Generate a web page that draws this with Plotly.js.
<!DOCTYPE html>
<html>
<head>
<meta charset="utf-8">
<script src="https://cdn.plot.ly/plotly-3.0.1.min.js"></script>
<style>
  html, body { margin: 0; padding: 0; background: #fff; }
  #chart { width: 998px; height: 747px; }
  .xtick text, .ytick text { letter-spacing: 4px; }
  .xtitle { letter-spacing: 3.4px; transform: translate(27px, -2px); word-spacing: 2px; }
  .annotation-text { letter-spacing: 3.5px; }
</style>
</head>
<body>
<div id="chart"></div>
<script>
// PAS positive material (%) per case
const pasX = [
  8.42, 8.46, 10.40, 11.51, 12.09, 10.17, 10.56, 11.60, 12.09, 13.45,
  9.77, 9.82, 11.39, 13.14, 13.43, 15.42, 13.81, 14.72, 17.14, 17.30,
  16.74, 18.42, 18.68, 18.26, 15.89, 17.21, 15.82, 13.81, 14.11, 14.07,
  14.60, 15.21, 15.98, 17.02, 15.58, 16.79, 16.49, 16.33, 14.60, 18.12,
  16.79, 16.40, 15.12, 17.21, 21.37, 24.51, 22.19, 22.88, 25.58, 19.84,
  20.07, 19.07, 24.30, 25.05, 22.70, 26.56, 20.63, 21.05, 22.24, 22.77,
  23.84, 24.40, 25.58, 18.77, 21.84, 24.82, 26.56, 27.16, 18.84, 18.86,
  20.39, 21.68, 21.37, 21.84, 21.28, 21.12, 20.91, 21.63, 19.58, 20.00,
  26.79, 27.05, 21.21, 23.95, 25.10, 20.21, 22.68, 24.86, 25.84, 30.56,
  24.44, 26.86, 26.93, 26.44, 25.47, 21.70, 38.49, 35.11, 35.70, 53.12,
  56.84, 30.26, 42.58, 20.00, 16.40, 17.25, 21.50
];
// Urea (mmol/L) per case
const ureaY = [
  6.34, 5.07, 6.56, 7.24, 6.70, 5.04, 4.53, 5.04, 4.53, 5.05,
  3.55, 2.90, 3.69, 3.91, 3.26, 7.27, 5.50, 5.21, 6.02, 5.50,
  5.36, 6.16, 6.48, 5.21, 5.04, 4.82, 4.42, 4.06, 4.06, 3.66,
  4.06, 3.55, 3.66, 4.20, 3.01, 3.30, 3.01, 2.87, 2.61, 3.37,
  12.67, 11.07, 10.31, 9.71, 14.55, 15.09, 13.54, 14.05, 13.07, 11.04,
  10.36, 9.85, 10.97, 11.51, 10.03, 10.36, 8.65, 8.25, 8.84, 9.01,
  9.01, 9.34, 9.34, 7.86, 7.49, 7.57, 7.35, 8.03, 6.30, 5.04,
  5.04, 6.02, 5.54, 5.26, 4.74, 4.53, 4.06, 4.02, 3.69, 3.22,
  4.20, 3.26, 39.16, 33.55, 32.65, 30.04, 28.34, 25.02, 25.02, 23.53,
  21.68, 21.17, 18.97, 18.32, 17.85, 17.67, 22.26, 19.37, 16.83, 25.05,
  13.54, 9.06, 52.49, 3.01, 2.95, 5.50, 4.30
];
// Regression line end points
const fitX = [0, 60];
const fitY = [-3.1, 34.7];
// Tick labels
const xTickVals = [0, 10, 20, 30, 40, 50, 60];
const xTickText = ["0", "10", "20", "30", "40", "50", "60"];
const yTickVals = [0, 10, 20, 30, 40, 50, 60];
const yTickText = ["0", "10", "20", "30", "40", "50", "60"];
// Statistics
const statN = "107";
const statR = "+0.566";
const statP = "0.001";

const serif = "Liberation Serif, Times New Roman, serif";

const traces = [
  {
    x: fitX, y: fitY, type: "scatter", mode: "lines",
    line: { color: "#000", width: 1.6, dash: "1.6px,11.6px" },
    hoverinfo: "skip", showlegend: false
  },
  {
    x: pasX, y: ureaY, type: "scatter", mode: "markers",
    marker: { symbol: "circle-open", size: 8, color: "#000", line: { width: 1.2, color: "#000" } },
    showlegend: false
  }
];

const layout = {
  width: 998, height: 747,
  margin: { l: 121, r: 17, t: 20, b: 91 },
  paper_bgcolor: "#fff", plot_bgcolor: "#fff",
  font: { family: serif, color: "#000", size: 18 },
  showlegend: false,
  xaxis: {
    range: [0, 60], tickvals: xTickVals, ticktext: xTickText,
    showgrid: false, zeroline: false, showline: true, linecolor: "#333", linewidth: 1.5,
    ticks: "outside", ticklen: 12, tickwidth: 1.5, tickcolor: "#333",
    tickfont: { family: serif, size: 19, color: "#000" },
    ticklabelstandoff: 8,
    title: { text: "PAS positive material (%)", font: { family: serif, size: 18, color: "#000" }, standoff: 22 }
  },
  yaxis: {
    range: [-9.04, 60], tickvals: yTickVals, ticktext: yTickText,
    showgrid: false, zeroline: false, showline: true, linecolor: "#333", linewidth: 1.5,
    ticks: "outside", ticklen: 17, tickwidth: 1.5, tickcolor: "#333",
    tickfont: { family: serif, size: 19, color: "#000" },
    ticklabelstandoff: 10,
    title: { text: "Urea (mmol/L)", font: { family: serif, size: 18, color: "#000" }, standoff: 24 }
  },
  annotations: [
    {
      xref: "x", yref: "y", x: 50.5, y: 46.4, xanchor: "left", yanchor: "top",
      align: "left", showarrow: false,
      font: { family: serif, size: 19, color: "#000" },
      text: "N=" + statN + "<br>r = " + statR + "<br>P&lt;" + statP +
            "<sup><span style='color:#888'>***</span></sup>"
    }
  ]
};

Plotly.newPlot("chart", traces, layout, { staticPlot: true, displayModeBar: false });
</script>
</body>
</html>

...

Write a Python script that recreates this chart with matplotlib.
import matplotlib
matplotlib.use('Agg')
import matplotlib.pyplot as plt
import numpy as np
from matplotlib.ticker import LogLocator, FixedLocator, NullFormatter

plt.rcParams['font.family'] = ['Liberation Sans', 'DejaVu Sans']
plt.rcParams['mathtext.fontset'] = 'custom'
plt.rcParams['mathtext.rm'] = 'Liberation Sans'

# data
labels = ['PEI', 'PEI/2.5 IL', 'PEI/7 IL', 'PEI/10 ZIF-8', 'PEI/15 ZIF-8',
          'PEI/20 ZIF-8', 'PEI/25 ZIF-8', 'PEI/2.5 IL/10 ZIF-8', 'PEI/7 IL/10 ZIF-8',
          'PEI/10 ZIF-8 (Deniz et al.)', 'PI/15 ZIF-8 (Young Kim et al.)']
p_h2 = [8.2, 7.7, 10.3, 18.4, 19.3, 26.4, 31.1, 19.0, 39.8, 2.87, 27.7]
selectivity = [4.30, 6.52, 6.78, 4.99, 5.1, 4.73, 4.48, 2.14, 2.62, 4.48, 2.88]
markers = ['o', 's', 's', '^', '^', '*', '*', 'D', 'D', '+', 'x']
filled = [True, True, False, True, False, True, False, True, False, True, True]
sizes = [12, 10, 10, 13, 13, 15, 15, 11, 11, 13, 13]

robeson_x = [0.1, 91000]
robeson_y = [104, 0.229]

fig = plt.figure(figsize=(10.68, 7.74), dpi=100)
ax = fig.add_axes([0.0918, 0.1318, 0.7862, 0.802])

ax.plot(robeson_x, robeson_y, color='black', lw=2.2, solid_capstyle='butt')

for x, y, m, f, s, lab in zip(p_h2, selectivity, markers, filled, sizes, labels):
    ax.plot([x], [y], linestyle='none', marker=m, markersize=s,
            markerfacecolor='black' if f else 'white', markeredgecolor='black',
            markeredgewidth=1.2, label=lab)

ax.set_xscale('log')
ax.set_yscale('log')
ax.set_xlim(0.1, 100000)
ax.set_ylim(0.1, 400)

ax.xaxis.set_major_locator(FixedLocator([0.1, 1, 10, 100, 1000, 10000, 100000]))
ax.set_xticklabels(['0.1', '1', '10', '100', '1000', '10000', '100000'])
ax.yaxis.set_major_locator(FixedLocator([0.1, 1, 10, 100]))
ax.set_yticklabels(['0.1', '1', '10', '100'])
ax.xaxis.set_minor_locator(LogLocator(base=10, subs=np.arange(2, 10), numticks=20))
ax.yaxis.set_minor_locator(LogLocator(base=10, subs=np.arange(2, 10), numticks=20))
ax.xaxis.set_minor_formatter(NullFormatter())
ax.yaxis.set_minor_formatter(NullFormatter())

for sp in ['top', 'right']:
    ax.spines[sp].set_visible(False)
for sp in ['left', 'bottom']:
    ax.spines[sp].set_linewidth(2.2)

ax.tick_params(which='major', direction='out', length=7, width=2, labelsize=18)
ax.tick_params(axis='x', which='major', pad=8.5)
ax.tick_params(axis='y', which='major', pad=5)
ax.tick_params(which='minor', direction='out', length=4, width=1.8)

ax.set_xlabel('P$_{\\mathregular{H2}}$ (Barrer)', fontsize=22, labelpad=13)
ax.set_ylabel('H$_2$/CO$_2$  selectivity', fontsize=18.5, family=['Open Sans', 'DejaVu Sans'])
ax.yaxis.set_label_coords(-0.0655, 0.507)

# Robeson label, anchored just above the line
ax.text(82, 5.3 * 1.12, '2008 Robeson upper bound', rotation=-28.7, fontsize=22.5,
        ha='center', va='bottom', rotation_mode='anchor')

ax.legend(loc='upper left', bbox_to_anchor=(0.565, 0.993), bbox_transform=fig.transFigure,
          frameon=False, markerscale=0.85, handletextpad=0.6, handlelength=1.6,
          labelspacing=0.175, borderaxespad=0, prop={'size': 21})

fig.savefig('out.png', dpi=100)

---

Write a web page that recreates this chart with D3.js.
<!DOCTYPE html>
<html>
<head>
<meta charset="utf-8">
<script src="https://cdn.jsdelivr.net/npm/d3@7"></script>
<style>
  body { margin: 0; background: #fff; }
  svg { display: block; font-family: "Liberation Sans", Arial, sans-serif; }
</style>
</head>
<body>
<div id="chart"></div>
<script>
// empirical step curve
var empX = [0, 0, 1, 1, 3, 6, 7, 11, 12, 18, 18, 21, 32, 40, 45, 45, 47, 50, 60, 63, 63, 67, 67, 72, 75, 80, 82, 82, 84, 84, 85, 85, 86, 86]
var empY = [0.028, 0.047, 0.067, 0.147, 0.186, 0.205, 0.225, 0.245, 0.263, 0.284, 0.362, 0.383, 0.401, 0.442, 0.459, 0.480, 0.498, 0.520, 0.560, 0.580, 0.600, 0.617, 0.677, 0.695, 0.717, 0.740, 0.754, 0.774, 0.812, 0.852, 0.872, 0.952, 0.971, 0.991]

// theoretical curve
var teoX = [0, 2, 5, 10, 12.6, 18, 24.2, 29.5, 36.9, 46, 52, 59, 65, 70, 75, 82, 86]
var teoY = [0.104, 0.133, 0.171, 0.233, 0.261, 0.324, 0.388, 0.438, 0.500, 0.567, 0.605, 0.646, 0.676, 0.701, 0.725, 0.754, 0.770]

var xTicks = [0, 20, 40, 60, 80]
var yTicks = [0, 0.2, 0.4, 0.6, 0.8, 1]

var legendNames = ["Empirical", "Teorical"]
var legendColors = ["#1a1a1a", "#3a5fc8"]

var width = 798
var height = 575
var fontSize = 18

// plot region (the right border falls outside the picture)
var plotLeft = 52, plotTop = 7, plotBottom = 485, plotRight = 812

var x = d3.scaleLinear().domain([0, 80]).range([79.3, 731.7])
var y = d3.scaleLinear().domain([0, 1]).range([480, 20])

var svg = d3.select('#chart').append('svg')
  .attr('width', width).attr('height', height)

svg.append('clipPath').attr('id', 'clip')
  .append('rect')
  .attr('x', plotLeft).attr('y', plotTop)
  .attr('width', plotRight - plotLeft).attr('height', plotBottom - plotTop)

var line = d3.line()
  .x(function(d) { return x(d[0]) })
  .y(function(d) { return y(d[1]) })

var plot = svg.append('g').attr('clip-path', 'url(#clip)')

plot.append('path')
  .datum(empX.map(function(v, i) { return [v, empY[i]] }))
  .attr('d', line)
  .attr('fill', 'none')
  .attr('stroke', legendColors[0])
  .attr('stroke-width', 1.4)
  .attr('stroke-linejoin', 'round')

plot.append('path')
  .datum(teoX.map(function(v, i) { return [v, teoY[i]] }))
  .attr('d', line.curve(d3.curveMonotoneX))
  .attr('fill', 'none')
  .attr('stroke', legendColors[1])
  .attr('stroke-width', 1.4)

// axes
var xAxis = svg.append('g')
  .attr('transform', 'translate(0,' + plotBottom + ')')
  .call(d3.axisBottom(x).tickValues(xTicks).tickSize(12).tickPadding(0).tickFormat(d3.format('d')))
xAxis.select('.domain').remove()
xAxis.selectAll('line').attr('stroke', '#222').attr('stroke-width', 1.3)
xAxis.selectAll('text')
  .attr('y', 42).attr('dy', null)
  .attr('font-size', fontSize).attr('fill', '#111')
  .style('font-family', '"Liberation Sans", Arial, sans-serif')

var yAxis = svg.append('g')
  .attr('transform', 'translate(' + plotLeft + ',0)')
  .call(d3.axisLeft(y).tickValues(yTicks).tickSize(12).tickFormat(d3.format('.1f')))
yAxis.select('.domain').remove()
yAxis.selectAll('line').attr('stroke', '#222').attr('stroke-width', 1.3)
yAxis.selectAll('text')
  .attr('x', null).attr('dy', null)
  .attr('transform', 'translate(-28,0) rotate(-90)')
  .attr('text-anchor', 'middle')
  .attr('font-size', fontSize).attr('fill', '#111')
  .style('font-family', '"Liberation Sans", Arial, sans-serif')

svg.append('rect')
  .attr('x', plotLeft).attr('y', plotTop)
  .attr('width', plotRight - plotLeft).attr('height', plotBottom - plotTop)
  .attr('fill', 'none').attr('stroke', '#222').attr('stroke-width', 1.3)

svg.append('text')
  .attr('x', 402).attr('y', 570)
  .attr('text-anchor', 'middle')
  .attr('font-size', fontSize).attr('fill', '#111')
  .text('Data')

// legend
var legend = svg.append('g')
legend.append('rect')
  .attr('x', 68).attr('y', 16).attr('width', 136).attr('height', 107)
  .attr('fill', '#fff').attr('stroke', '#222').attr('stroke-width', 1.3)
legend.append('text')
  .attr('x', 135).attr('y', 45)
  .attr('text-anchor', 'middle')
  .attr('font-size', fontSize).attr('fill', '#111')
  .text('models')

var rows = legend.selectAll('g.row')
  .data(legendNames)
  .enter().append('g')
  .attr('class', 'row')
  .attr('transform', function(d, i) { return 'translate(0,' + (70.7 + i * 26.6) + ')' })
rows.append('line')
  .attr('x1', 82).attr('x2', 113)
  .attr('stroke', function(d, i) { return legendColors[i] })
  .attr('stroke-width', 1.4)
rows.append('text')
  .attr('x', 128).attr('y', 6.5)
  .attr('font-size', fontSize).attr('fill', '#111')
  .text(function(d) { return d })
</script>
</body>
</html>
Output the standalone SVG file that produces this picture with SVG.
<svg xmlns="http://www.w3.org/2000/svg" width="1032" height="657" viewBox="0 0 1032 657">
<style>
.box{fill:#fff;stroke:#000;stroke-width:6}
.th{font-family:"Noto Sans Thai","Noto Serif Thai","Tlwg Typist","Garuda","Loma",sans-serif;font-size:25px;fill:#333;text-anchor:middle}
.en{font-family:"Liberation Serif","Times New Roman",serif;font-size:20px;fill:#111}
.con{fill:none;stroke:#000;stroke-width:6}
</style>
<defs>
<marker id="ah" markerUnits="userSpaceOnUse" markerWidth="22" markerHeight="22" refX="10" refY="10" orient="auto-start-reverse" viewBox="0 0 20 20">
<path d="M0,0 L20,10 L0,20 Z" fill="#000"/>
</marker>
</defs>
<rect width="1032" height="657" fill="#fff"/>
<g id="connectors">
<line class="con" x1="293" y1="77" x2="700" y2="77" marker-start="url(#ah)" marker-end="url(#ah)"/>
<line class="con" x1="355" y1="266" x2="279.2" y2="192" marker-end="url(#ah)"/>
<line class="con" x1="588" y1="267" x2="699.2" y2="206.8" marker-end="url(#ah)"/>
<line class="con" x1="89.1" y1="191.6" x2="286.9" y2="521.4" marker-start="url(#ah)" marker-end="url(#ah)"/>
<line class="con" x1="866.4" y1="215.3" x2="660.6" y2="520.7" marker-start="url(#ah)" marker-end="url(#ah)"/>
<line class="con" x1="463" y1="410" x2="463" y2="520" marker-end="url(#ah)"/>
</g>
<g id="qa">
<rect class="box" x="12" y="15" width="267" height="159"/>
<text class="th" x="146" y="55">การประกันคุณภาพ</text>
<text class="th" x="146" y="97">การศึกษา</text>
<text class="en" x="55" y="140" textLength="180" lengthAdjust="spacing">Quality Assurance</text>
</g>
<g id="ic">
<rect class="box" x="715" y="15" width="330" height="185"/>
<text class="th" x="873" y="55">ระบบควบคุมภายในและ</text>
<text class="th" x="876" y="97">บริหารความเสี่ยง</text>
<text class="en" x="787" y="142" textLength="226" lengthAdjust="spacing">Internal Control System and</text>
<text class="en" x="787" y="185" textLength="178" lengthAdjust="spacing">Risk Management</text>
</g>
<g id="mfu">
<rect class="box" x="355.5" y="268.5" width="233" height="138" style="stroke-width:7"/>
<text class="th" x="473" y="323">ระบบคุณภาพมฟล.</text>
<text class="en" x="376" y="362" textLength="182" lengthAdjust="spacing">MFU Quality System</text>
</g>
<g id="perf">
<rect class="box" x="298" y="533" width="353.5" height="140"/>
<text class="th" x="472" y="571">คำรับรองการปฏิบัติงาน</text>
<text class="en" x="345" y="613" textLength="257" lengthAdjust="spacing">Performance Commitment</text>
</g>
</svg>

■ GOAL:
Copy all lines from the listing that contain "script".

■ RESPONSE TO THIS TASK:
<script src="https://cdn.plot.ly/plotly-3.0.1.min.js"></script>
<script>
</script>
Write a Python script that recreates this chart with matplotlib.
<script src="https://cdn.jsdelivr.net/npm/d3@7"></script>
<script>
</script>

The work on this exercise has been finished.